Department Stores

The first department stores in Japan were founded during the early 1900s. Their predecessors were kimono stores, which supplied various types of luxurious goods during the Edo and Meiji periods. Japanese department stores were largely successful for decades. However, they have been undergoing difficult times in recent years due to the economic slowdown since the 1990s, as well as increased competition from supermarkets and mass consumer retailers.


At a department store, shopping is divided into levels. The food department is almost always in the basement and can be an attraction by itself due to the wide variety of Japanese delicacies, sweets, desserts and other consumables on display. At ground level is usually the cosmetics department, where many famous international and local brands of cosmetics are represented.

Moving up, the first few levels are often women’s fashion, while men’s fashion and the sports department tend to be on the next couple of levels. Located above are usually one or two levels dedicated to interior and lifestyle goods, stationery and toys. These days, it is not uncommon for department stores to allocate shop space to private tenants as part of their efforts to reinvent themselves.

The top level is usually the restaurant floor, where multiple restaurants serving different types of Japanese and international cuisine can be found at a reasonable price. Most establishments showcase their menu items as food replicas in their window displays. Some department stores also have rooftop gardens open to customers, that may be used as beer gardens in summer.

Shopping Experience

Japanese department stores are famous for their unparalleled customer service. The constant greeting by the staff is a distinguishable feature. If you visit a big department store just before it opens, you would usually see its employees lined up neatly, waiting to welcome customers. The moment the second hand of the clock hits the opening time, the doors will be punctually opened, and customers can make a grand entrance being flanked by bowing and greeting staff.

The elevator women are another unique characteristic. They are female staff, neatly dressed in uniform with the task to tend to the elevators. They provide relevant information to customers as the elevator goes through the different levels and act according to requests by customers to alight at specific floors. Unfortunately, the number of elevator women has decreased in recent times, presumably due to cost cutting measures, but they can still be found at some of the bigger stores in Tokyo and Osaka.

Another element is the impeccable presentation of the goods, especially if they are bought as gifts. Products are usually already nicely packaged by the manufacturer in the first place. As gifts, they would be given an additional layer of packaging or some other decoration such as ribbons. They would then be placed in carriers bearing the name of the department store to demonstrates that the gifts have been obtained from a reputable source.

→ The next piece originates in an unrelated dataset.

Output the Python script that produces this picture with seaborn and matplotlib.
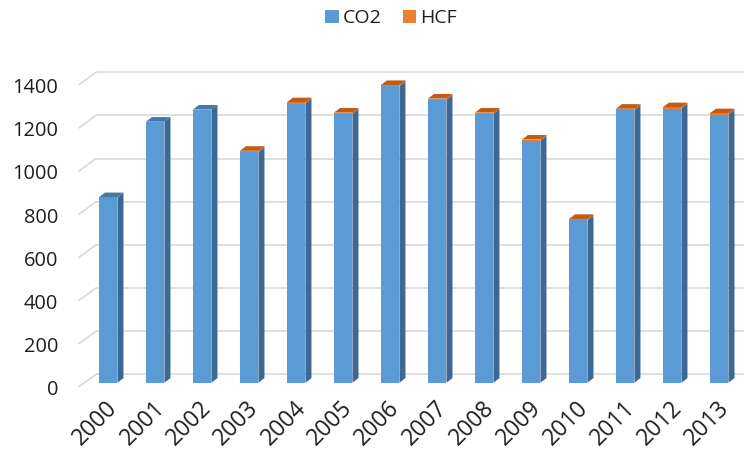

Opening hours are typically from ten in the morning to eight in the evening. The restaurants tend to open later at about eleven but also close later at night. Department stores are open on Saturdays, Sundays and national holidays as these are the most popular shopping days. Some stores are instead closed on one weekday per week or month. Many stores close on January 1.

At major department stores, foreign tourists are often able to get a refund on the consumption tax for purchases of over 10,000 yen (or 5,000 yen in case of consumable goods, such as food and cosmetics). Payment should first be made as usual, after which shoppers bring the receipts, purchased goods and their passport to a dedicated duty free counter in the store to receive their refund.

Daimaru Department Store

A great all-around department store with a fantastic basement food floor.

Takashimaya Department Store

Another great all-around department store with a fabulous basement food floor and a superb restaurant floor.

Isetan Department Store

Inside the Kyoto Station building, this is a good department store with two fine basement food floors.

Aeon Katsuragawa
A large shopping mall consisting three floors of shops and restaurants totaling to about 220 stores. A whole day can easily be spent here to shop for fashion and variety of goods. There are also an electronic store, movie theater, arcade, and ample amount of eateries. The mall is connected to JR Train Katsuragawa Station through a roofed walkway so the mall can be visited without an umbrella on a rainy day. There are many tax-free stores, just look for the symbol indicating tax-free in the stores.

Cocon Karasuma
Located in the midst of Kyoto’s banking district, this new shopping, dining and entertainment complex is always worth a look. The offerings range from books to furniture, with an art-house cinema and several restaurants in-between.